I recently previewed excerpts from a book my former Gartner colleague, Bill Hopkins is writing titled "Influencing the Influencers". It is chock full of data on the analyst industry (Gartner, Forrester, AMR, Yankee etc) and should be a great read when it comes out. Bill's company KCG advises vendors on that art of influencing analysts.
What struck me was an episode which "made" Gartner in its early days.
... Indeed, the goodwill that Gartner created with end users during this period arguably set the stage for its rapid growth in the 1990s and continues to be reflected its dominant – deal making and breaking – position today."
So, made me wonder would Gartner (or Forrester or any of the analyst firms) do that for a buyer today, given their much larger vendor revenue stream? And if they did, would they proudly talk about it like David does above?

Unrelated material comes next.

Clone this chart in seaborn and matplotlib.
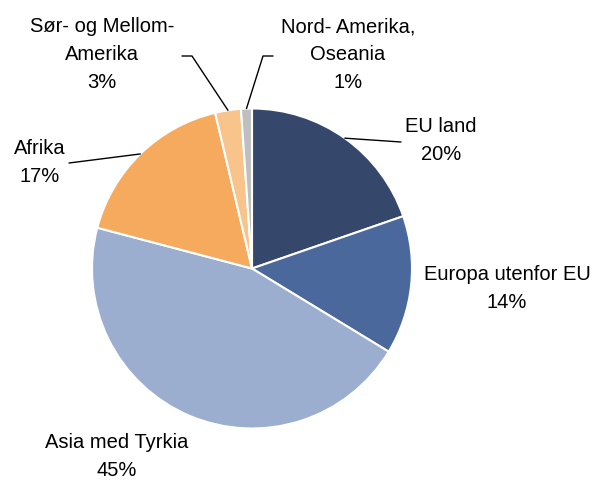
import numpy as np
import matplotlib
matplotlib.use("Agg")
import matplotlib.pyplot as plt
import seaborn as sns

# data
regions = ["EU land", "Europa utenfor EU", "Asia med Tyrkia", "Afrika",
           "Sør- og Mellom-\nAmerika", "Nord- Amerika,\nOseania"]
shares = [19.7, 14.0, 45.4, 17.2, 2.6, 1.1]
colors = ["#35476A", "#4A689C", "#9BAED0", "#F5AA5E", "#F9C38C", "#BFBFBF"]

W, H = 593, 482

def px(x, y):
    # pixel coords (from top-left) -> data coords (y up)
    return x, H - y

sns.set_style("white")
plt.rcParams["font.family"] = ["Liberation Sans", "DejaVu Sans"]

fig = plt.figure(figsize=(W / 100, H / 100), dpi=100)
ax = fig.add_axes([0, 0, 1, 1])
ax.set_aspect("equal")
ax.axis("off")

cx, cy = px(252, 268.5)
radius = 160
wedges, _ = ax.pie(shares, colors=sns.color_palette(colors), startangle=90,
                   counterclock=False, center=(cx, cy), radius=radius,
                   wedgeprops=dict(edgecolor="white", linewidth=1.5))
ax.set_xlim(0, W)
ax.set_ylim(0, H)

# label layout: text centre and leader path (pixel coords)
label_pos = [(441, 141), (507, 288), (117, 457), (40, 162), (102, 55), (348, 55)]
leader_end = [[(401, 142)], None, None, [(69, 163)],
              [(192, 56), (182, 56)], [(263, 56), (273, 56)]]

for w, name, val, pos, path in zip(wedges, regions, shares, label_pos, leader_end):
    tx, ty = px(*pos)
    ax.text(tx, ty, f"{name}\n{val:.0f}%", ha="center", va="center",
            fontsize=14.5, color="#000000", linespacing=1.6)
    if path is None:
        continue
    mid = np.deg2rad((w.theta1 + w.theta2) / 2)
    xs = [cx + radius * np.cos(mid)]
    ys = [cy + radius * np.sin(mid)]
    for p in path:
        x, y = px(*p)
        xs.append(x)
        ys.append(y)
    ax.plot(xs, ys, color="#000000", lw=1)

fig.savefig("out.png", dpi=100)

The analyst firms do have negotiation advisory services. But they are relatively small compared to their vendor revenues - and often hidden away to avoid conflict with vendors. Trust me the negotiation groups are small - only scratching the surface of price leverage being opened up in different technology spend - from the impact of Open Source, SaaS, third party maintenance, offshore delivery, rural staffing, VoIP, hardware as a service. Gartner could be saving many of its clients $ 4 m a year in each of these areas
Of course, economics are not everything. But stretch the analogy - how likely is a Gartner analyst to call a client back and say our report said neutral things about a certain vendor's new product - actually here's the skinny - DO NOT SIGN THAT CONTRACT.
And vendors are clients too. They need advice, they need TLC. But many analysts will quietly complain that vendors watch them like a hawk and use their client privileges for influence more than intelligence. Most analysts I know try to stay independent, but the sales people in the analyst firms have little incentive to and subtle pressure invariably seems to apply. Add to that the fact that vendors are individually much bigger clients for the analyst firms than even the much larger user organizations - the GEs and Wal-Marts and it makes for a complicated world when you need the revenues to keep the Street happy.
But it is a slippery slope. Buyers are turning to peers, specialist advisers, even blogs for more independent feedback. As buyer influence shrinks steadily, why would vendors keep paying the big bucks to the analysts?
When you have delighted buyer clients like The Hartford above, vendors may not always like it, but they have to respect that influence. They did in 1980. They do even today.